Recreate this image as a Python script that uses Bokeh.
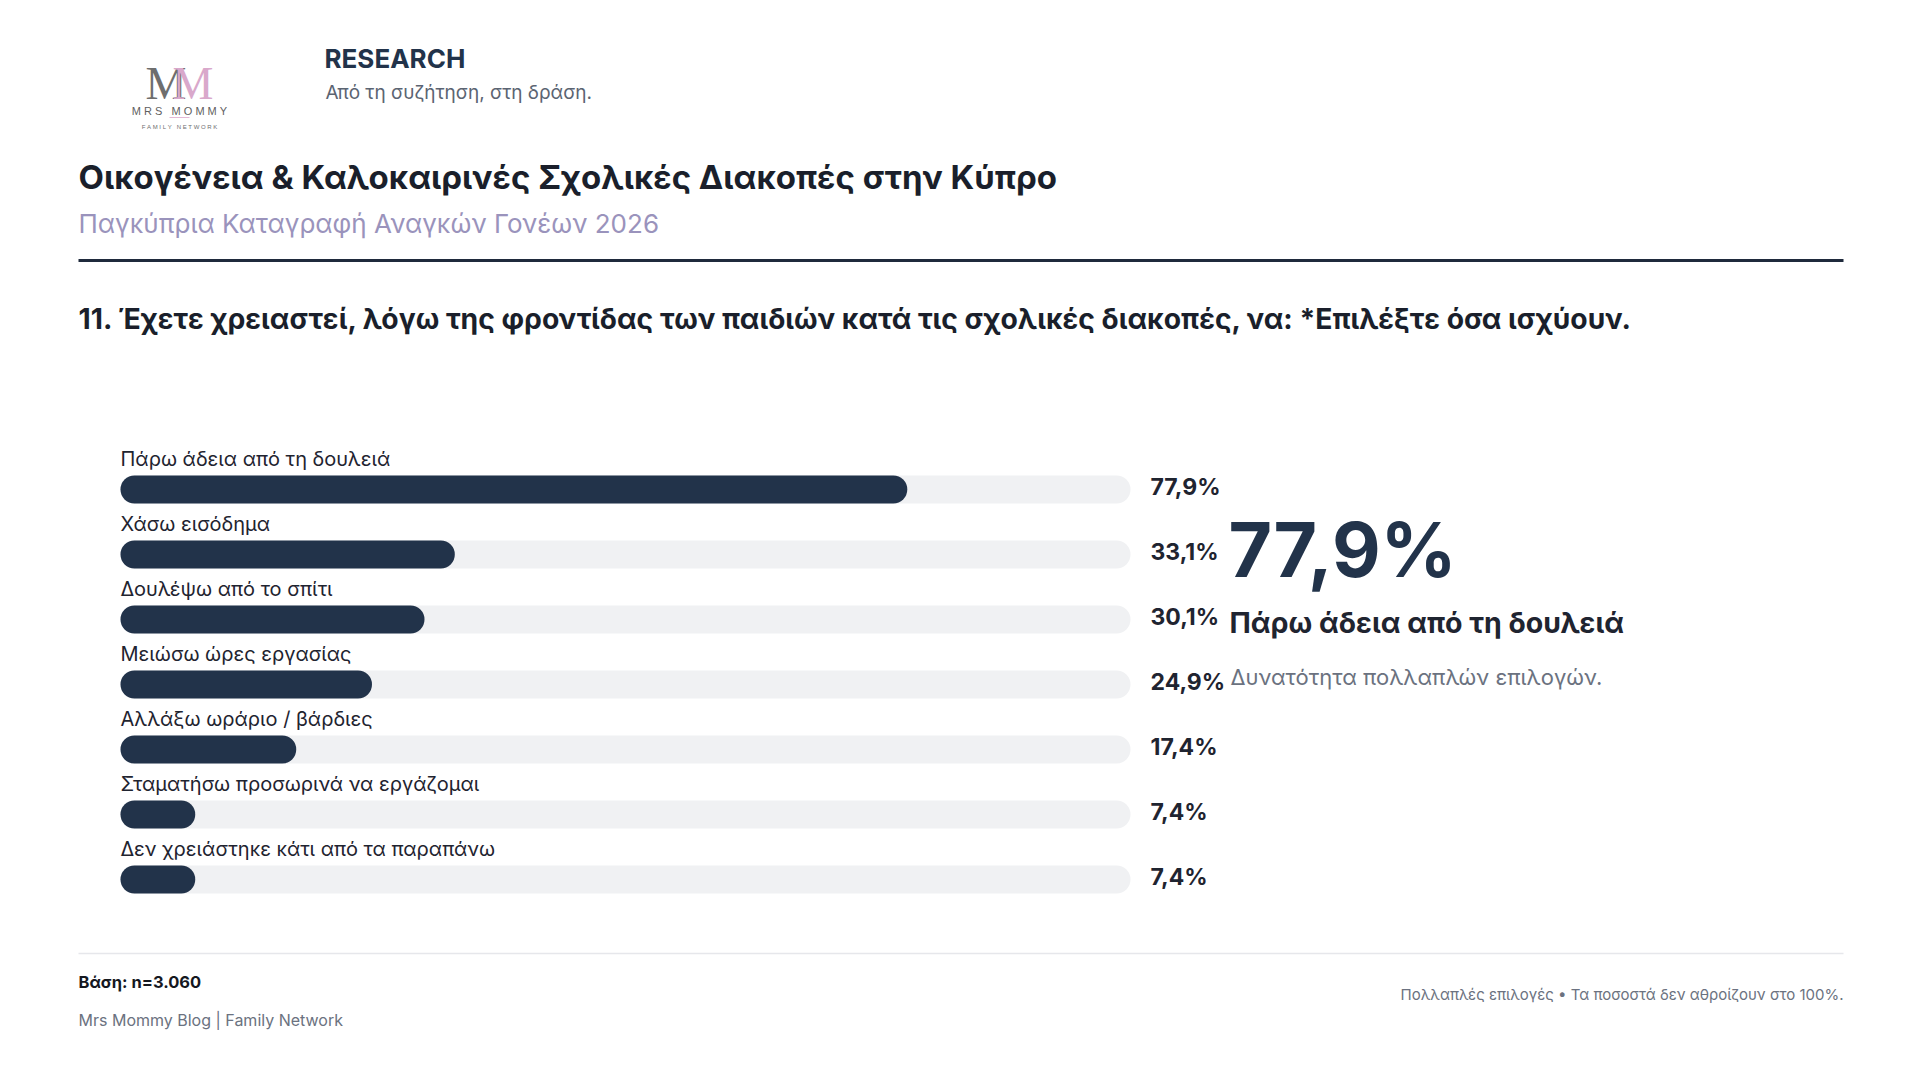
from bokeh.plotting import figure
from bokeh.models import Range1d, ColumnDataSource
from bokeh.embed import file_html
from bokeh.resources import INLINE
from bokeh.core.properties import value

# ---- data ----
categories = [
    "Πάρω άδεια από τη δουλειά",
    "Χάσω εισόδημα",
    "Δουλέψω από το σπίτι",
    "Μειώσω ώρες εργασίας",
    "Αλλάξω ωράριο / βάρδιες",
    "Σταματήσω προσωρινά να εργάζομαι",
    "Δεν χρειάστηκε κάτι από τα παραπάνω",
]
values = [77.9, 33.1, 30.1, 24.9, 17.4, 7.4, 7.4]
value_labels = ["77,9%", "33,1%", "30,1%", "24,9%", "17,4%", "7,4%", "7,4%"]
highlight_value = "77,9%"
highlight_label = "Πάρω άδεια από τη δουλειά"

FONT = "Inter"
NAVY = "#22334a"
DARK = "#1f2430"
GRAY = "#6b7280"
NB = "\u00a0"

W, H = 1904, 1064
p = figure(width=W, height=H, output_backend="svg", toolbar_location=None,
           x_range=Range1d(0, W), y_range=Range1d(H, 0),
           min_border=0, outline_line_color=None, background_fill_color="white",
           border_fill_color="white")
p.axis.visible = False
p.grid.visible = False

# bars scale: 0% at x=120, 100% at x=1130
x0, x100 = 120.0, 1130.0
k = (x100 - x0) / 100.0
p.extra_x_ranges = {"pct": Range1d((0 - x0) / k, (W - x0) / k)}

row0, step = 489.0, 65.0
rows_y = [row0 + step * i for i in range(len(categories))]

src = ColumnDataSource(dict(y=rows_y, v=values, full=[100] * len(values),
                            cat=categories, lab=value_labels,
                            ly=[y - 31 for y in rows_y],
                            vy=[y - 3 for y in rows_y]))

p.hbar(y="y", left=0, right="full", height=28, source=src, x_range_name="pct",
       fill_color="#f0f1f3", line_color=None, border_radius=14)
p.hbar(y="y", left=0, right="v", height=28, source=src, x_range_name="pct",
       fill_color=NAVY, line_color=None, border_radius=14)

p.text(x=x0, y="ly", text="cat", source=src, text_font=value(FONT),
       text_font_size="20px", text_color=DARK, text_baseline="alphabetic",
       text_align="left")
p.text(x=1150, y="vy", text="lab", source=src, text_font=value(FONT),
       text_font_size="23px", text_font_style="bold", text_color=DARK,
       text_baseline="middle", text_align="left")


def t(x, y, s, size, color, style="normal", align="left", font=FONT, baseline="alphabetic"):
    p.text(x=[x], y=[y], text=[s], text_font=value(font), text_font_size=size,
           text_color=color, text_font_style=style, text_align=align,
           text_baseline=baseline)


# logo
t(145, 83, "M", "46px", "#6e6e6e", font="Liberation Serif")
t(172, 83, "M", "46px", "#d9a8cb", font="Liberation Serif")
t(179, 110, NB.join("MRS") + NB * 3 + NB.join("MOMMY"), "11px", "#5f5f5f",
  align="center", font="Liberation Sans")
p.segment(x0=[169], y0=[117], x1=[189], y1=[117], line_color="#e3b8d6", line_width=1)
t(179, 126, NB.join("FAMILY") + NB * 3 + NB.join("NETWORK"), "6px", "#6e6e6e",
  align="center", font="Liberation Sans")

# header
t(324, 58, "RESEARCH", "26px", NAVY, "bold")
t(325, 92, "Από τη συζήτηση, στη δράση.", "19px", "#5b6472")

t(78, 176, "Οικογένεια & Καλοκαιρινές Σχολικές Διακοπές στην Κύπρο", "33px", "#1a1f2b", "bold")
t(78, 223, "Παγκύπρια Καταγραφή Αναγκών Γονέων 2026", "26px", "#9a93bc")
p.segment(x0=[78], y0=[260], x1=[1843], y1=[260], line_color="#1f2a3c", line_width=3)

t(78, 318, "11. Έχετε χρειαστεί, λόγω της φροντίδας των παιδιών κατά τις σχολικές διακοπές, να: *Επιλέξτε όσα ισχύουν.",
  "28.3px", "#1a1f2b", "bold")

# highlight panel
t(1228, 549, highlight_value, "75px", NAVY, "bold")
t(1229, 622, highlight_label, "28.5px", DARK, "bold")
t(1230, 676, "Δυνατότητα πολλαπλών επιλογών.", "22px", GRAY)

# footer
p.segment(x0=[78], y0=[953], x1=[1843], y1=[953], line_color="#e6e7eb", line_width=1.5)
t(78, 981, "Βάση: n=3.060", "16.5px", "#15181f", "bold")
t(78, 1019, "Mrs Mommy Blog | Family Network", "16px", GRAY)
t(1843, 994, "Πολλαπλές επιλογές • Τα ποσοστά δεν αθροίζουν στο 100%.", "15px", GRAY, align="right")

open("out.html", "w").write(file_html(p, INLINE))
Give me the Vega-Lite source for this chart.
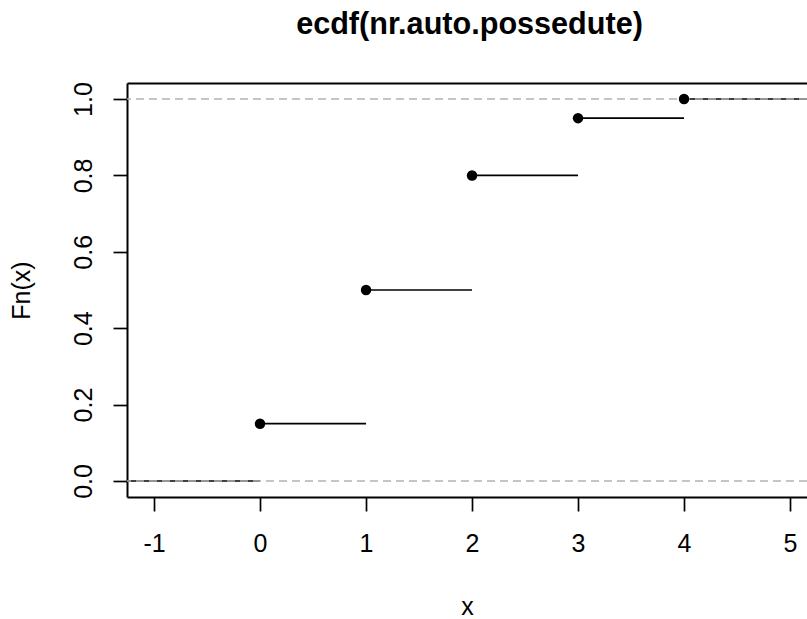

######

* [What is being asked]: Your task is to gather all lines from the entries above that hold the word "this".

* [Response to the exercise]:
Recreate this image as a Python script that uses Bokeh.
Give me the Vega-Lite source for this chart.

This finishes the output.